Uma outra proposta é a criação vídeo-poemas: “Lançámos o repto a artistas locais das artes performativas, da literatura e da música, para lerem alguns poemas do Ramalho e fazerem a sua interpretação em Vídeo. É um trabalho individual. Uma das ideias que surgiu também nesta história dos vídeo-poemas, foi gravar o proprietário de cada Bar, que o Ramalho frequentava, a ler um poema do homenageado. Estamos a colher para depois semear pelas pessoas que nos podem seguir nas redes sociais. Tínhamos um público que vinha em massa assistir ao espectáculo, mas desta vez vamos ter que chegar a este e outro público com poesia, com música, com momentos de arte, que tantas vezes nos distanciamos e precisamos tanto dela para crescer culturalmente, como pessoas, como indivíduos”.

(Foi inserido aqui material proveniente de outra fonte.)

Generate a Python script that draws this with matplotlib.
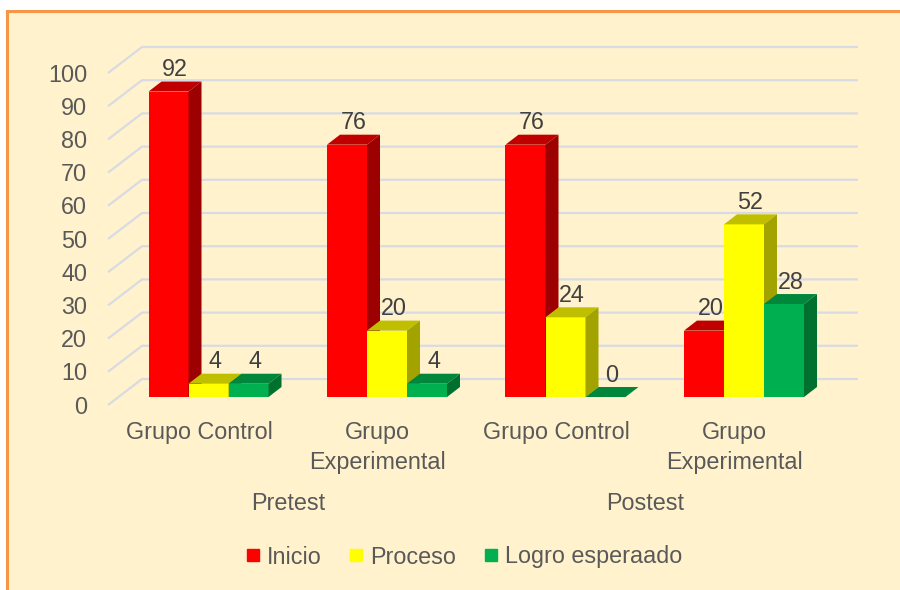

O espectáculo é para ser visto nas redes sociais mas não é aí o ninho de criação, como explica Pedro Correia: “Vamos ter duas dinâmicas. Pessoalmente, não acredito no teatro na internet, o teatro é ao vivo, assim como as artes performativas, o resto é vídeo ou cinema. Por isso, pensámos em algumas soluções, dentro da internet e fora dela. Diluímos o espectáculo em pequenas actividades. Escrevemos um Guião e propusemos aos grupos de teatro que colaboram connosco, uma série de personagens. Vamos gravar uma radionovela onde os actores, dois de cada vez e em segurança sanitária, vão gravar a voz. Depois, misturamos e fazemos a radionovela, numa narrativa teatral, uma sátira humorística, distintiva da tradicional Queima do Judas de Vila do Conde”.

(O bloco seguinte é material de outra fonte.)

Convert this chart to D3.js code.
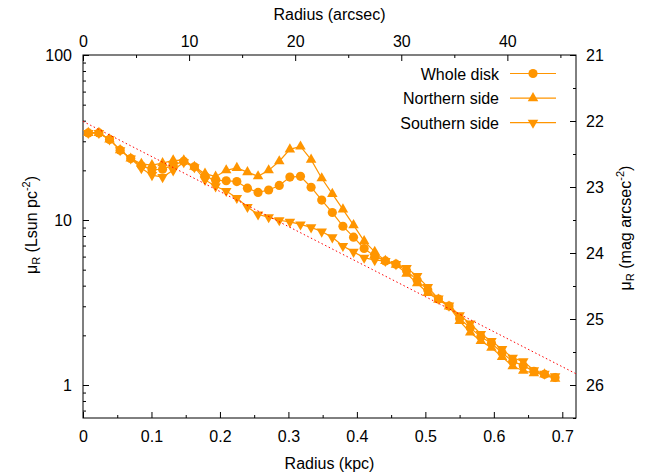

“Também quisemos desenvolver actividades fora da internet, sem público presencial, específico. Uma delas é a leitura da sentença, outra é um fanzine, onde encontrará alguns escritos de pessoas que foram convidadas a escrever algo sobre a sua vivência com o Ramalho. Este Fanzine vai estar em alguns pontos-chave da cidade, onde pode ser levantado por quem passa e repara. Outra das actividades fora da internet é o Judas em Movimento. Vamos construir a escultura do Judas e vamos fazê-lo viajar pela cidade por diferentes sítios. Vamos começar no alto do Mosteiro Santa Clara, no dia seguinte vamos para o Mercado Municipal, depois frente ao Tribunal, frente ao Parque de Jogos e finalmente no Largo da Alfandega, cinco sítios onde já foi queimado o Judas. Queremos surpreender com esta criativa escultura”, revela Pedro Correia.

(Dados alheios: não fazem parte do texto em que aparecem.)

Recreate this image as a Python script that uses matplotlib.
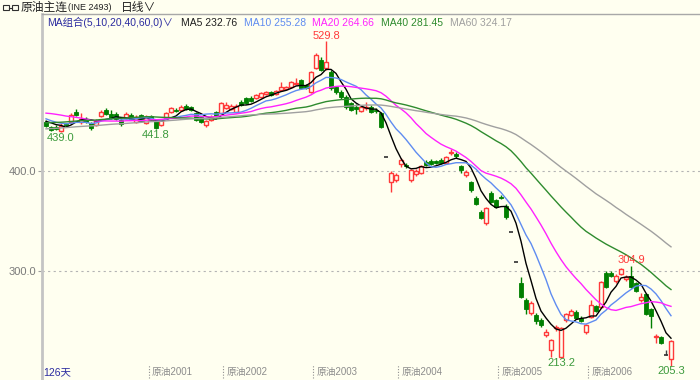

A arte e a comunidade fomentam a ligação entre as pessoas. “Há aqui extensões culturais que têm que ser partilhadas. Tentamos fazer isso na Queima do Judas, diluindo também os estratos sociais, as classes etárias, com os velhotes a partilharem o palco com os miúdos. Numa comunidade há muitas segregações e a arte pode ajudar as pessoas a criarem amizades, ligações. O Capitalismo que governa o mundo actual estimula o individualismo e não invoca a comunidade. Se precisas vais comprar, não pedes ao vizinho emprestado, como antigamente. Estamos completamente isolados, mas com a ilusão que estamos a comunicar pela internet. Não é isso que precisamos para viver em harmonia. Os dispositivos tecnológicos que estão ao nosso alcance foram pensados para nos oferecer um vício, uma prisão sem grades. As pessoas sabem estar na rua, sabem como se comportar, na internet ainda não foi criada essa educação, saber como comportar-se socialmente. Estas actividades tiram as pessoas da tecnologia. Podem pegar na tesoura, cortar e construir o seu cata-vento. É uma proposta para viver fora da internet, uma pausa. Quanto a nós, vamos fazer a tradicional queima do boneco e a leitura do testamento, que será gravado em vídeo e colocado na internet, para ser visto nas redes sociais, a 3 de Abril. Este grande evento de rua vai ser dissolvido nestas actividades, mas é desta forma possível que vamos manter viva esta tradição milenar. Estamos no seculo XXI. A Queima do Judas está inserida nestes rituais de gestação, de mudança. A humanidade agradece pouco e deveríamos estar sempre agradecidos com a natureza, com a esperança na renovação”.